Brexit Party leader Nigel Farage yesterday slammed Prime Minister Boris Johnson’s Brexit deal and accused a senior minister of “conceited arrogance”, as a row intensified ahead of next month’s election.
Johnson’s Conservatives have repeatedly rebuffed Farage after he urged them to abandon their deal with Brussels and form an electoral pact based on a “clean break” Brexit.
Farage told a rally of some 600 prospective candidates for the December 12 election that the Brexit Party is “100% ready to campaign for a proper Brexit” across Britain.
Johnson’s deal “is not Brexit and it does not get Brexit done,” Farage said, amid an intensifying war of words into which he has drawn US President Donald Trump.
Farage accused Conservative right-winger Jacob Rees-Mogg, Johnson’s leader in parliament’s main house, the Commons, of “conceited arrogance.” Rees-Mogg suggested to radio station LBC that Faraqe should “retire from the field” following a successful campaign for Britain to vote to leave the EU, in a 2016 referendum.
“What kind of conceited arrogance is this? There will be no Brexit without the Brexit Party,” Farage told his party’s election candidates.
He said the party would target an estimated 5mn Labour-voting Brexit supporters, after Labour leader Jeremy Corbyn said he would campaign for a second referendum with the option of remaining in the EU.
John Curtice, a political scientist at the University of Strathclyde, told the BBC that he expects the Brexit Party to take roughly two votes from the Conservatives for every one it takes from Labour.
Farage added the election is likely to result in a hung parliament and the Brexit Party’s lawmakers could be kingmakers.
“It is likely, it is likely that we are going to have a hung parliament next time around so actually if the Brexit Party get a reasonable amount of people in there they could exert a great influence,” Farage told ITV. “May was kept in power by 10 DUP MPs.” 
Former prime minister Theresa May was dependent on Democratic Unionist Party lawmakers to govern after her failed bet on a snap election lost her party its majority.
Farage said he would hurt the opposition Labour Party “in the most extraordinary way”.

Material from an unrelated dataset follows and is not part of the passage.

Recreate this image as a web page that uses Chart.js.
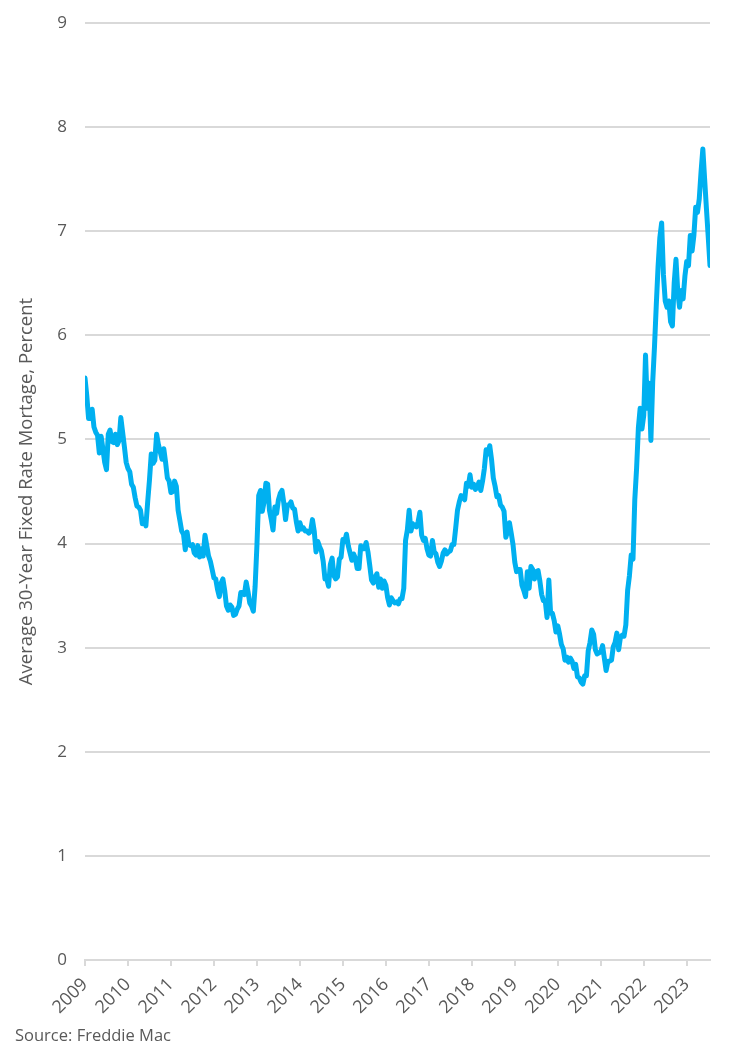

Meanwhile, according to an ICM poll published yesterday, Prime Minister Boris Johnson’s Conservatives have a seven percentage-point lead over the opposition Labour Party ahead of the December 12 election.

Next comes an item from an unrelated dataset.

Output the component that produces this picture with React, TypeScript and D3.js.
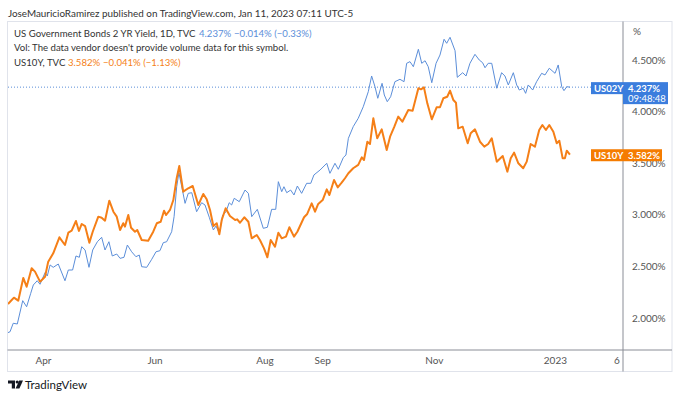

ICM’s first poll of the election campaign put the Conservatives on 38% and Labour on 31%.
The pro-European Union Liberal Democrats had the support of 15% of those surveyed, while the Brexit Party was on 9%.The poll of 2,047 people, carried out online between November 1 and 4, shows a narrower gap than recent surveys from other pollsters, which have put the Conservatives between 8 and 17 percentage points ahead of Labour.
ICM said the survey showed the two main parties losing a similar proportion of voters over Brexit.
It said 11% of those voted Conservative at the last election in 2017 were now planning to vote for the Brexit Party, while 12% of those who backed Labour in 2017 intended to vote for the Liberal Democrats.